* [What you will do] Stop after the line with "const seriesData = [fy18, fy19, fy20];": repeat exactly every line before it, beginning with the first, and that line itself.

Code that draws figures
_ _ _
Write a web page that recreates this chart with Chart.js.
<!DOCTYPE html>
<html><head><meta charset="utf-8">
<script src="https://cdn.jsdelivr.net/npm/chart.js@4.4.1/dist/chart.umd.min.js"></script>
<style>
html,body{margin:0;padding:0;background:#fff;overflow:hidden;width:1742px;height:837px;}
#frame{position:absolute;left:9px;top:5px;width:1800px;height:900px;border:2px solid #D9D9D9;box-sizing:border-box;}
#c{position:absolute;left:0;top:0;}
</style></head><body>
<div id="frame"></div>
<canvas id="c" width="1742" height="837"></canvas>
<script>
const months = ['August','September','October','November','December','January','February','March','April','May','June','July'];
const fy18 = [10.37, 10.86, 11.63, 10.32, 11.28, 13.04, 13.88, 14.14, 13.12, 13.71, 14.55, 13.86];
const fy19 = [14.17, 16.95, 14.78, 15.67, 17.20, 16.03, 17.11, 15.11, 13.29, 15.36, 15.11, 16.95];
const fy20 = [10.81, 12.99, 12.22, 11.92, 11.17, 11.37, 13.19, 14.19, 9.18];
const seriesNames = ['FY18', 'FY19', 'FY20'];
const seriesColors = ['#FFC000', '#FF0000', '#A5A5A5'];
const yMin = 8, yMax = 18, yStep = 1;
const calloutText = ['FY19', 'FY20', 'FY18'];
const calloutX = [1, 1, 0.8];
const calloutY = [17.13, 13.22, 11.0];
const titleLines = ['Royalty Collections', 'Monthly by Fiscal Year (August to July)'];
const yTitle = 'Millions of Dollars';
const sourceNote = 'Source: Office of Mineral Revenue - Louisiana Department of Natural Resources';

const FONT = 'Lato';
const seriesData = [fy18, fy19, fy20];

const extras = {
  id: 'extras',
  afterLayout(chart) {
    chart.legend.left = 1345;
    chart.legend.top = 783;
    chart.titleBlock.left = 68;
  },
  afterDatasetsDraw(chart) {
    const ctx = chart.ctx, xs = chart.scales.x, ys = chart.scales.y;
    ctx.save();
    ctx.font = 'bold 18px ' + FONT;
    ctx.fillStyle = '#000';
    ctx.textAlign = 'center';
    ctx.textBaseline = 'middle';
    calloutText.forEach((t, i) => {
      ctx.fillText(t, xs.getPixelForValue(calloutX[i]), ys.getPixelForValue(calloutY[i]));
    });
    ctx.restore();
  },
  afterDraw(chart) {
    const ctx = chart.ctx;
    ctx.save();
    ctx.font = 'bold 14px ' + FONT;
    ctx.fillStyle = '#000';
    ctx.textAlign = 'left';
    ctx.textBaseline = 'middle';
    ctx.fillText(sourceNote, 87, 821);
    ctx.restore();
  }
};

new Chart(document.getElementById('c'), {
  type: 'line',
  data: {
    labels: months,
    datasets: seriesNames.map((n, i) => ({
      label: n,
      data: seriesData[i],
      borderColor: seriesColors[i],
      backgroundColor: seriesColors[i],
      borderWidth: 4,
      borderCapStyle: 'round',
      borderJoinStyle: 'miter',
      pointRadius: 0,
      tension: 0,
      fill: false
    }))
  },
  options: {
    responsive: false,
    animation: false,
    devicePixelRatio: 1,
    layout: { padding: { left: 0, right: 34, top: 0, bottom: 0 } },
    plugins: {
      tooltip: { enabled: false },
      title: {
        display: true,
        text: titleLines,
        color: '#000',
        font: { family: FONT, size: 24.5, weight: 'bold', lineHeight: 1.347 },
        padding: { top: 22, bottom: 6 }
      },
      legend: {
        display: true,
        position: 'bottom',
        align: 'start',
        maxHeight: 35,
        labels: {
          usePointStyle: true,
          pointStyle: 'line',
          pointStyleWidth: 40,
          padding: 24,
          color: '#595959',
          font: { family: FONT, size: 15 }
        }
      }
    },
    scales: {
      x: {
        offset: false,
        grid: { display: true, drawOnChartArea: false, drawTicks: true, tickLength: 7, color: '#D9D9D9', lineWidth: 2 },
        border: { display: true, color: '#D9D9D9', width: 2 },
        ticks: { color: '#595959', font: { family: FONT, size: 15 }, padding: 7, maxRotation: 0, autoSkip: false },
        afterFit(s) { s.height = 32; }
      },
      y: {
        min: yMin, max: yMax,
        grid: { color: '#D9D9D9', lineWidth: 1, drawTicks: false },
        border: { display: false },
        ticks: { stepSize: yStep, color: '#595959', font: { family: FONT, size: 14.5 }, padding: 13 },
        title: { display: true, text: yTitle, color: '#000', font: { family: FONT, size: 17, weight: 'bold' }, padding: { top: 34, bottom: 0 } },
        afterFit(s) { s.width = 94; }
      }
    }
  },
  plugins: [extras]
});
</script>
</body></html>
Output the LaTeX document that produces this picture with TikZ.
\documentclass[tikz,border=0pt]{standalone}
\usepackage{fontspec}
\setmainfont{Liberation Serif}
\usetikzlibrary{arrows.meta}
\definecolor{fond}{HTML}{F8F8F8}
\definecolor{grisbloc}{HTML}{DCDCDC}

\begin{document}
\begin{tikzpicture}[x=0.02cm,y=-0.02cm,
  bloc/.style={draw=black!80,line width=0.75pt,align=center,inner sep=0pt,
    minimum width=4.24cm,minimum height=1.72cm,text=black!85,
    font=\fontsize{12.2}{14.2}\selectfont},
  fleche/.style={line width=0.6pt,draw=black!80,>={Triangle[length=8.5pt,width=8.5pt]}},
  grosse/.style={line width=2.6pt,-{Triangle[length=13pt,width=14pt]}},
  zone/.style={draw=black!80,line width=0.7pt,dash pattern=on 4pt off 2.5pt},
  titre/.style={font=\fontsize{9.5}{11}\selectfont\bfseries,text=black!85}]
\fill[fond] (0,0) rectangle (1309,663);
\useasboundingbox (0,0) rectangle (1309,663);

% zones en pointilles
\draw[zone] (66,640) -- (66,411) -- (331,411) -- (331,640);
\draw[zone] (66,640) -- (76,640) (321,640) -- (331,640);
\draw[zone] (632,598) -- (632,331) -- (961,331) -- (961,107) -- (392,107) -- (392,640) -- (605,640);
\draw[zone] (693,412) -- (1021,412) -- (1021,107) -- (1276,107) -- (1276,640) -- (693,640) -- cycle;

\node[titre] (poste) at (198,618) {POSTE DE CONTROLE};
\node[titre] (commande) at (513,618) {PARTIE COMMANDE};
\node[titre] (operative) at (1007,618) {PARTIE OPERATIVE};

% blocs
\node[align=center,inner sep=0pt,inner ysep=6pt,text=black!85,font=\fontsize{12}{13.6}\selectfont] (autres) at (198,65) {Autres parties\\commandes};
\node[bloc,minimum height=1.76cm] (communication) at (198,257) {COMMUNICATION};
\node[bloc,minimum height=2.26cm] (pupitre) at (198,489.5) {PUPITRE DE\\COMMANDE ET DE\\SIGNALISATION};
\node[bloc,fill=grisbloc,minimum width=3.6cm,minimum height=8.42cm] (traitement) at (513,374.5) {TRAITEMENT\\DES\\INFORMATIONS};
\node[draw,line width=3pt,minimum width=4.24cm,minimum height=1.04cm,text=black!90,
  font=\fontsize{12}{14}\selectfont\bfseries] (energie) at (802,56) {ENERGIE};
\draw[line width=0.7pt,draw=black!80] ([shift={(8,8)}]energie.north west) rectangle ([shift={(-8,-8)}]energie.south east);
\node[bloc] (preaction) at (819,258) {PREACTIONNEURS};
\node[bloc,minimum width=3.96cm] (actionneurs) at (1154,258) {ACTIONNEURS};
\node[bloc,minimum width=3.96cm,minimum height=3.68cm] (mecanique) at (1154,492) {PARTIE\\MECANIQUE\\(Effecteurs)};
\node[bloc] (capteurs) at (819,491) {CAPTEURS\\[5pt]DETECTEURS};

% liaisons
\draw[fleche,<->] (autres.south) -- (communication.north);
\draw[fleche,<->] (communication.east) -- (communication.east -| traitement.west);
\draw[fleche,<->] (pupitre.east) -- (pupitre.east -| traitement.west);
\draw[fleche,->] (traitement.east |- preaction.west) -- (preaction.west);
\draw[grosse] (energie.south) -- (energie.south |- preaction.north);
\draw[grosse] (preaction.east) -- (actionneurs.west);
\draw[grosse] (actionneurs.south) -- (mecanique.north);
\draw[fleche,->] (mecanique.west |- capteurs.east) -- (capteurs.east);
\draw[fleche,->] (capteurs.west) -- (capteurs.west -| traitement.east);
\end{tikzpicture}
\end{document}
_ _ _
* [Task answer]
Write a web page that recreates this chart with Chart.js.
<!DOCTYPE html>
<html><head><meta charset="utf-8">
<script src="https://cdn.jsdelivr.net/npm/chart.js@4.4.1/dist/chart.umd.min.js"></script>
<style>
html,body{margin:0;padding:0;background:#fff;overflow:hidden;width:1742px;height:837px;}
#frame{position:absolute;left:9px;top:5px;width:1800px;height:900px;border:2px solid #D9D9D9;box-sizing:border-box;}
#c{position:absolute;left:0;top:0;}
</style></head><body>
<div id="frame"></div>
<canvas id="c" width="1742" height="837"></canvas>
<script>
const months = ['August','September','October','November','December','January','February','March','April','May','June','July'];
const fy18 = [10.37, 10.86, 11.63, 10.32, 11.28, 13.04, 13.88, 14.14, 13.12, 13.71, 14.55, 13.86];
const fy19 = [14.17, 16.95, 14.78, 15.67, 17.20, 16.03, 17.11, 15.11, 13.29, 15.36, 15.11, 16.95];
const fy20 = [10.81, 12.99, 12.22, 11.92, 11.17, 11.37, 13.19, 14.19, 9.18];
const seriesNames = ['FY18', 'FY19', 'FY20'];
const seriesColors = ['#FFC000', '#FF0000', '#A5A5A5'];
const yMin = 8, yMax = 18, yStep = 1;
const calloutText = ['FY19', 'FY20', 'FY18'];
const calloutX = [1, 1, 0.8];
const calloutY = [17.13, 13.22, 11.0];
const titleLines = ['Royalty Collections', 'Monthly by Fiscal Year (August to July)'];
const yTitle = 'Millions of Dollars';
const sourceNote = 'Source: Office of Mineral Revenue - Louisiana Department of Natural Resources';

const FONT = 'Lato';
const seriesData = [fy18, fy19, fy20];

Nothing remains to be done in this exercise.